Aim:
For the entries below, copy exactly the line that contains "Emit a Python" through the line that contains "return (px - PL) / plot_w", both ends included, and exclude all pictures.

Record extracts:
>> start

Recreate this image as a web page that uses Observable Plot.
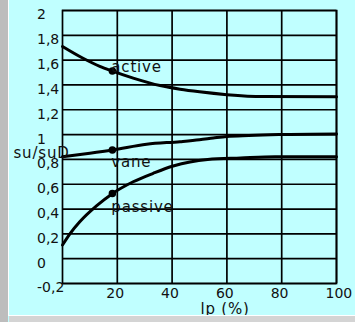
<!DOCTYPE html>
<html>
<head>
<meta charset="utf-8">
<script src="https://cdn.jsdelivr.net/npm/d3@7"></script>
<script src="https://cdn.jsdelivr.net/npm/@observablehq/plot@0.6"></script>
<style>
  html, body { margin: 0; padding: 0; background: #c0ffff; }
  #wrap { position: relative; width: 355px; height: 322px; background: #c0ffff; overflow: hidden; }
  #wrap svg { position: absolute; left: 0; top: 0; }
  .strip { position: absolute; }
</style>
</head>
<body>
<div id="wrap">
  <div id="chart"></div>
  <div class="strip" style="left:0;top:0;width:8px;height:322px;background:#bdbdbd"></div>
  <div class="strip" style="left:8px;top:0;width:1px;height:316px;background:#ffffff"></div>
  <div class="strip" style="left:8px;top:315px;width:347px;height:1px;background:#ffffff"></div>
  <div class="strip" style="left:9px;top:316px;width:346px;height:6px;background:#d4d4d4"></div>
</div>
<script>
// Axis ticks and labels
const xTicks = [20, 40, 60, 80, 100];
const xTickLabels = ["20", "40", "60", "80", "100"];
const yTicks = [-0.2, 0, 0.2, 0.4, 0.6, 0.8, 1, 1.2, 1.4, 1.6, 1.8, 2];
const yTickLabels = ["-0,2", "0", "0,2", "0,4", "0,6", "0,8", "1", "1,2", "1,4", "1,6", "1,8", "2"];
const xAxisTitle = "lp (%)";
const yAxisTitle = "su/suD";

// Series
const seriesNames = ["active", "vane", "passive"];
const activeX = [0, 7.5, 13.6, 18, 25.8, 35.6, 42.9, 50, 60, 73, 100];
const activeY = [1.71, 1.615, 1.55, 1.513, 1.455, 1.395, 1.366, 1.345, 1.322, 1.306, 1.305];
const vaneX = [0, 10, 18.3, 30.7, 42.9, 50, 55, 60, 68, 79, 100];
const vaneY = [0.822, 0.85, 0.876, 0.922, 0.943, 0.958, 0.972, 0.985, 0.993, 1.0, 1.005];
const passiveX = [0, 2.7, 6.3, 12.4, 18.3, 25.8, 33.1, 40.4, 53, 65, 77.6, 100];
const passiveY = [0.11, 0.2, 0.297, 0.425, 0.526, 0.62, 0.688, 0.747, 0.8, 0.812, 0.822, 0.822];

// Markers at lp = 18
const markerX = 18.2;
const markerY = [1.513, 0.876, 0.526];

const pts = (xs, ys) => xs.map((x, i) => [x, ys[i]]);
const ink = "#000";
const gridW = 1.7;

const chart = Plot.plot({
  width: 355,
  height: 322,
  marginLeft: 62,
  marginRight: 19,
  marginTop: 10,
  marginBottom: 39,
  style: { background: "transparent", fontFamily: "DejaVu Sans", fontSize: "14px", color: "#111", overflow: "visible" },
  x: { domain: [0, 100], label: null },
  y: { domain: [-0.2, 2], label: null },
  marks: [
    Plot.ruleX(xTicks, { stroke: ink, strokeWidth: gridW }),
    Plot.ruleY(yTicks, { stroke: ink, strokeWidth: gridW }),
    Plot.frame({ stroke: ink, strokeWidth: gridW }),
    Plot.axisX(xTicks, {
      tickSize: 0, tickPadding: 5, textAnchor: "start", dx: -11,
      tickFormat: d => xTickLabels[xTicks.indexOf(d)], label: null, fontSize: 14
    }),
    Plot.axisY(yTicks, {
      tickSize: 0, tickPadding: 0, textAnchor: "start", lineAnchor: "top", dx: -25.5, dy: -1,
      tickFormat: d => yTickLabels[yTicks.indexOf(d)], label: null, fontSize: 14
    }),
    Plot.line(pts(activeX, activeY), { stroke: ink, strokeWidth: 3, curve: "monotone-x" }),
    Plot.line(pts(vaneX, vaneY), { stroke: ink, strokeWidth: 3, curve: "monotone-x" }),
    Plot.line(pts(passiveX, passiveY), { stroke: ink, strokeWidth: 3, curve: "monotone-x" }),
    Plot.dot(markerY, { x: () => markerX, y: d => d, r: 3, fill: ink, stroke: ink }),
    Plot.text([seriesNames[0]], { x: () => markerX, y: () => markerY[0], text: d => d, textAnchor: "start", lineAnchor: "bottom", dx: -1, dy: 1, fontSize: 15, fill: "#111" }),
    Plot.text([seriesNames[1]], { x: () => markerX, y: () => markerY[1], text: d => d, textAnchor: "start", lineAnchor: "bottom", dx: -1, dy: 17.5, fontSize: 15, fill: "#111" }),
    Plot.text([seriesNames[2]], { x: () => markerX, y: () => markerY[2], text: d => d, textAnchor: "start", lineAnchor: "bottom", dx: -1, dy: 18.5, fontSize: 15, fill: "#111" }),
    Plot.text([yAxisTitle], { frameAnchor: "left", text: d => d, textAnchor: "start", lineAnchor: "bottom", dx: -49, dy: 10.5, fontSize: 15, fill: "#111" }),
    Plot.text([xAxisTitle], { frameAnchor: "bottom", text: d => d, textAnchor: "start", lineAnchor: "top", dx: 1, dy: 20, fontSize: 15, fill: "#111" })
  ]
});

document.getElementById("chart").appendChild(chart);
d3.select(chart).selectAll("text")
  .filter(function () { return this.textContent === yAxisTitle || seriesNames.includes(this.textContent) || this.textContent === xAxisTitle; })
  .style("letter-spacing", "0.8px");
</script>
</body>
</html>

>> end
>> start

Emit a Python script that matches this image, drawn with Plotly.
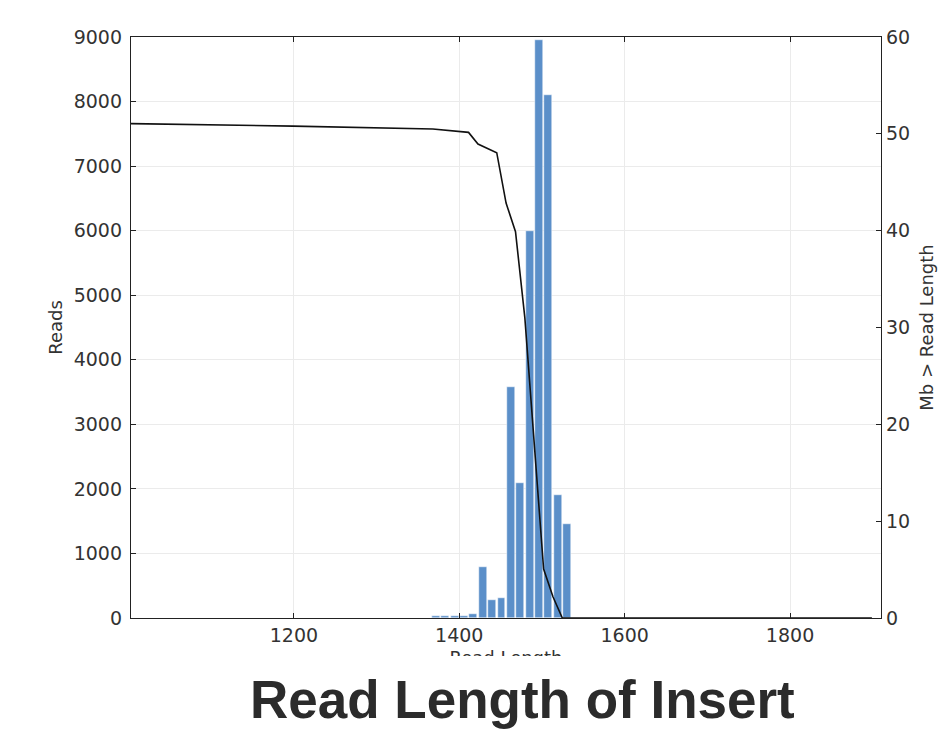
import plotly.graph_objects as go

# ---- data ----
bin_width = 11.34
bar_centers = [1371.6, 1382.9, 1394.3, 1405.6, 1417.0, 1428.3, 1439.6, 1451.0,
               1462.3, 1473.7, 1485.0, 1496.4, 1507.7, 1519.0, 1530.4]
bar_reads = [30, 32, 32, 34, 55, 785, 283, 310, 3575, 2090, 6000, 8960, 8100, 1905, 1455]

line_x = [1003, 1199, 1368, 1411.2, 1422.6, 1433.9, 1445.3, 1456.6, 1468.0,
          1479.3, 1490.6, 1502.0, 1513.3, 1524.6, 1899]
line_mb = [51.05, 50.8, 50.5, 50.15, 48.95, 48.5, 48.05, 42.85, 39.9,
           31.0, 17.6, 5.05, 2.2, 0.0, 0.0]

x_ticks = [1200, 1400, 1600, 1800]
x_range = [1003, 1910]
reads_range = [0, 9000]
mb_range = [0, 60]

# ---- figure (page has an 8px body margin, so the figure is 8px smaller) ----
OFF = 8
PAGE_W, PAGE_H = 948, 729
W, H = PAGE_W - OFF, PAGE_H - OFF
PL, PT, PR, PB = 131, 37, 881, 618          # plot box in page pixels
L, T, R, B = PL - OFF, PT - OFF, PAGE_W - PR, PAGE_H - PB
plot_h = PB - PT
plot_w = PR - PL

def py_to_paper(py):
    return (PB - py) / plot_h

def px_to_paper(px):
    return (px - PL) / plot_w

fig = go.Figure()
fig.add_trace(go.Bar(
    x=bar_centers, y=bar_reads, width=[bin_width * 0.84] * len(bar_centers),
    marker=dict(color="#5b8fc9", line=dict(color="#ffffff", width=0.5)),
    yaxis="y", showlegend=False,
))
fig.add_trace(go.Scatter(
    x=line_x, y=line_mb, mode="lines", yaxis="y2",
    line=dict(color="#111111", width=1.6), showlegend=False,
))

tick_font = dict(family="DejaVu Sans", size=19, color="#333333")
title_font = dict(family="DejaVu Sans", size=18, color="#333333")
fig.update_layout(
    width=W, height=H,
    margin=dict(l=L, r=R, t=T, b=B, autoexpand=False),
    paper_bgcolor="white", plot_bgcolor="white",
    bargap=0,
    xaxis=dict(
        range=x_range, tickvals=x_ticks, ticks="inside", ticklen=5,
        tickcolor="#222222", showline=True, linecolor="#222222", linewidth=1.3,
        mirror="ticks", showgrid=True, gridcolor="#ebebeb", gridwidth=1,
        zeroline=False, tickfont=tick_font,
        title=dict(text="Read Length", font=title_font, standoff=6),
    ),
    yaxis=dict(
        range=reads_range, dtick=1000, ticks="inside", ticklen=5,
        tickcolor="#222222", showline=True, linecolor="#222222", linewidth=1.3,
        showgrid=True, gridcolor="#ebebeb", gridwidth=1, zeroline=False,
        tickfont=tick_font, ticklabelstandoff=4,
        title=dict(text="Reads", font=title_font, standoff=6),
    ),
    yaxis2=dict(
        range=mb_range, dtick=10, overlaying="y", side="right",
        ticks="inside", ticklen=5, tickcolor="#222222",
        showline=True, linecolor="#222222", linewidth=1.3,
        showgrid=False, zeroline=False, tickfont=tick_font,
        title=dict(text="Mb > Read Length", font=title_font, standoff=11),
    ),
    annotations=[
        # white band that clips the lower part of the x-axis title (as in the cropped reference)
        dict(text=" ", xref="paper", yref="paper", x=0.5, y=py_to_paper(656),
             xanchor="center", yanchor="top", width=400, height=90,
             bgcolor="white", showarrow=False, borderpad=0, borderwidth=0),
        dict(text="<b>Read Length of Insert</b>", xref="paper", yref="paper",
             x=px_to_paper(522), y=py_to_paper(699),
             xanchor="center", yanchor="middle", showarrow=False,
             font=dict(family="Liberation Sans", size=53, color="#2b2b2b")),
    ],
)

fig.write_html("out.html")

>> end

Solution:
Emit a Python script that matches this image, drawn with Plotly.
import plotly.graph_objects as go

# ---- data ----
bin_width = 11.34
bar_centers = [1371.6, 1382.9, 1394.3, 1405.6, 1417.0, 1428.3, 1439.6, 1451.0,
               1462.3, 1473.7, 1485.0, 1496.4, 1507.7, 1519.0, 1530.4]
bar_reads = [30, 32, 32, 34, 55, 785, 283, 310, 3575, 2090, 6000, 8960, 8100, 1905, 1455]

line_x = [1003, 1199, 1368, 1411.2, 1422.6, 1433.9, 1445.3, 1456.6, 1468.0,
          1479.3, 1490.6, 1502.0, 1513.3, 1524.6, 1899]
line_mb = [51.05, 50.8, 50.5, 50.15, 48.95, 48.5, 48.05, 42.85, 39.9,
           31.0, 17.6, 5.05, 2.2, 0.0, 0.0]

x_ticks = [1200, 1400, 1600, 1800]
x_range = [1003, 1910]
reads_range = [0, 9000]
mb_range = [0, 60]

# ---- figure (page has an 8px body margin, so the figure is 8px smaller) ----
OFF = 8
PAGE_W, PAGE_H = 948, 729
W, H = PAGE_W - OFF, PAGE_H - OFF
PL, PT, PR, PB = 131, 37, 881, 618          # plot box in page pixels
L, T, R, B = PL - OFF, PT - OFF, PAGE_W - PR, PAGE_H - PB
plot_h = PB - PT
plot_w = PR - PL

def py_to_paper(py):
    return (PB - py) / plot_h

def px_to_paper(px):
    return (px - PL) / plot_w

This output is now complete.